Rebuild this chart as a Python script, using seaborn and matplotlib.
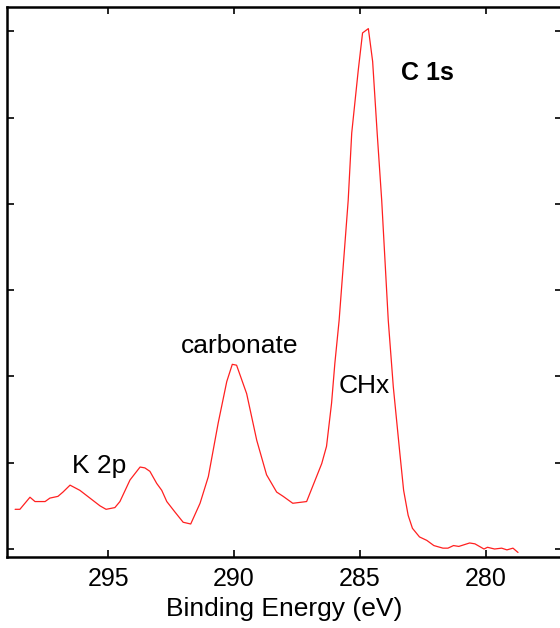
import numpy as np
import pandas as pd
import seaborn as sns
import matplotlib.pyplot as plt

# C 1s spectrum (binding energy in eV, intensity in tick units)
binding_energy = [
    298.69, 298.50, 298.10, 297.90, 297.50, 297.31, 296.99, 296.79, 296.51, 296.12,
    295.72, 295.32, 295.08, 294.73, 294.53, 294.13, 293.73, 293.54, 293.34, 293.07,
    292.87, 292.67, 292.35, 292.02, 291.72, 291.35, 291.02, 290.63, 290.29, 290.07,
    289.90, 289.50, 289.10, 288.71, 288.31, 288.05, 287.67, 287.12, 286.52, 286.33,
    286.13, 286.00, 285.83, 285.47, 285.33, 285.07, 284.90, 284.67, 284.50, 284.32,
    284.14, 283.88, 283.68, 283.42, 283.27, 283.09, 282.92, 282.64, 282.35, 282.07,
    281.71, 281.51, 281.29, 281.08, 280.65, 280.44, 280.08, 279.94, 279.66, 279.38,
    279.17, 278.93, 278.73,
]
intensity = [
    0.46, 0.46, 0.60, 0.55, 0.55, 0.59, 0.61, 0.66, 0.74, 0.68,
    0.59, 0.50, 0.46, 0.48, 0.55, 0.80, 0.95, 0.94, 0.90, 0.76,
    0.68, 0.55, 0.43, 0.31, 0.29, 0.53, 0.84, 1.46, 1.94, 2.14,
    2.13, 1.80, 1.26, 0.86, 0.66, 0.61, 0.53, 0.55, 0.99, 1.19,
    1.69, 2.15, 2.65, 4.04, 4.82, 5.55, 5.98, 6.03, 5.65, 4.82,
    4.04, 2.65, 1.88, 1.11, 0.68, 0.39, 0.24, 0.14, 0.10, 0.04,
    0.01, 0.01, 0.04, 0.03, 0.07, 0.06, 0.00, 0.02, 0.00, 0.01,
    -0.01, 0.01, -0.04,
]

x_ticks = [295, 290, 285, 280]
y_ticks = [0, 1, 2, 3, 4, 5, 6]

# peak labels: (text, energy, intensity)
peak_labels = [
    ("K 2p", 295.36, 0.88),
    ("carbonate", 289.77, 2.27),
    ("CHx", 284.85, 1.81),
]

df = pd.DataFrame({"be": binding_energy, "counts": intensity})

sns.set_style("ticks")
plt.rcParams["font.family"] = ["Liberation Sans", "DejaVu Sans"]

fig = plt.figure(figsize=(5.6, 6.28), dpi=100)
ax = fig.add_axes([7.3 / 560, 70.7 / 628, 554.3 / 560, 550 / 628])

sns.lineplot(data=df, x="be", y="counts", sort=False, estimator=None,
             color="#ff2020", linewidth=0.9, ax=ax)

ax.set_xlim(299, 277)
ax.set_ylim(-0.096, 6.277)
ax.set_xticks(x_ticks)
ax.set_yticks(y_ticks)
ax.set_yticklabels([])
ax.tick_params(axis="both", direction="in", length=5, width=1.2, color="black",
               labelcolor="black", top=True, right=True, labelsize=18, pad=7)
for s in ax.spines.values():
    s.set_linewidth(1.8)
    s.set_color("black")

ax.set_xlabel("Binding Energy (eV)", fontsize=19, labelpad=4, color="black")
ax.set_ylabel("")

for text, be, val in peak_labels:
    ax.text(be, val, text, fontsize=19, ha="center", va="baseline", color="black")
ax.text(283.38, 5.43, "C 1s", fontsize=18, fontweight="bold", ha="left",
        va="baseline", color="black")

fig.savefig("out.png", dpi=100)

[Your instructions] Extract the full listing above verbatim; pictures are to be left out of the copy.

[Complete response]
Rebuild this chart as a Python script, using seaborn and matplotlib.
import numpy as np
import pandas as pd
import seaborn as sns
import matplotlib.pyplot as plt

# C 1s spectrum (binding energy in eV, intensity in tick units)
binding_energy = [
    298.69, 298.50, 298.10, 297.90, 297.50, 297.31, 296.99, 296.79, 296.51, 296.12,
    295.72, 295.32, 295.08, 294.73, 294.53, 294.13, 293.73, 293.54, 293.34, 293.07,
    292.87, 292.67, 292.35, 292.02, 291.72, 291.35, 291.02, 290.63, 290.29, 290.07,
    289.90, 289.50, 289.10, 288.71, 288.31, 288.05, 287.67, 287.12, 286.52, 286.33,
    286.13, 286.00, 285.83, 285.47, 285.33, 285.07, 284.90, 284.67, 284.50, 284.32,
    284.14, 283.88, 283.68, 283.42, 283.27, 283.09, 282.92, 282.64, 282.35, 282.07,
    281.71, 281.51, 281.29, 281.08, 280.65, 280.44, 280.08, 279.94, 279.66, 279.38,
    279.17, 278.93, 278.73,
]
intensity = [
    0.46, 0.46, 0.60, 0.55, 0.55, 0.59, 0.61, 0.66, 0.74, 0.68,
    0.59, 0.50, 0.46, 0.48, 0.55, 0.80, 0.95, 0.94, 0.90, 0.76,
    0.68, 0.55, 0.43, 0.31, 0.29, 0.53, 0.84, 1.46, 1.94, 2.14,
    2.13, 1.80, 1.26, 0.86, 0.66, 0.61, 0.53, 0.55, 0.99, 1.19,
    1.69, 2.15, 2.65, 4.04, 4.82, 5.55, 5.98, 6.03, 5.65, 4.82,
    4.04, 2.65, 1.88, 1.11, 0.68, 0.39, 0.24, 0.14, 0.10, 0.04,
    0.01, 0.01, 0.04, 0.03, 0.07, 0.06, 0.00, 0.02, 0.00, 0.01,
    -0.01, 0.01, -0.04,
]

x_ticks = [295, 290, 285, 280]
y_ticks = [0, 1, 2, 3, 4, 5, 6]

# peak labels: (text, energy, intensity)
peak_labels = [
    ("K 2p", 295.36, 0.88),
    ("carbonate", 289.77, 2.27),
    ("CHx", 284.85, 1.81),
]

df = pd.DataFrame({"be": binding_energy, "counts": intensity})

sns.set_style("ticks")
plt.rcParams["font.family"] = ["Liberation Sans", "DejaVu Sans"]

fig = plt.figure(figsize=(5.6, 6.28), dpi=100)
ax = fig.add_axes([7.3 / 560, 70.7 / 628, 554.3 / 560, 550 / 628])

sns.lineplot(data=df, x="be", y="counts", sort=False, estimator=None,
             color="#ff2020", linewidth=0.9, ax=ax)

ax.set_xlim(299, 277)
ax.set_ylim(-0.096, 6.277)
ax.set_xticks(x_ticks)
ax.set_yticks(y_ticks)
ax.set_yticklabels([])
ax.tick_params(axis="both", direction="in", length=5, width=1.2, color="black",
               labelcolor="black", top=True, right=True, labelsize=18, pad=7)
for s in ax.spines.values():
    s.set_linewidth(1.8)
    s.set_color("black")

ax.set_xlabel("Binding Energy (eV)", fontsize=19, labelpad=4, color="black")
ax.set_ylabel("")

for text, be, val in peak_labels:
    ax.text(be, val, text, fontsize=19, ha="center", va="baseline", color="black")
ax.text(283.38, 5.43, "C 1s", fontsize=18, fontweight="bold", ha="left",
        va="baseline", color="black")

fig.savefig("out.png", dpi=100)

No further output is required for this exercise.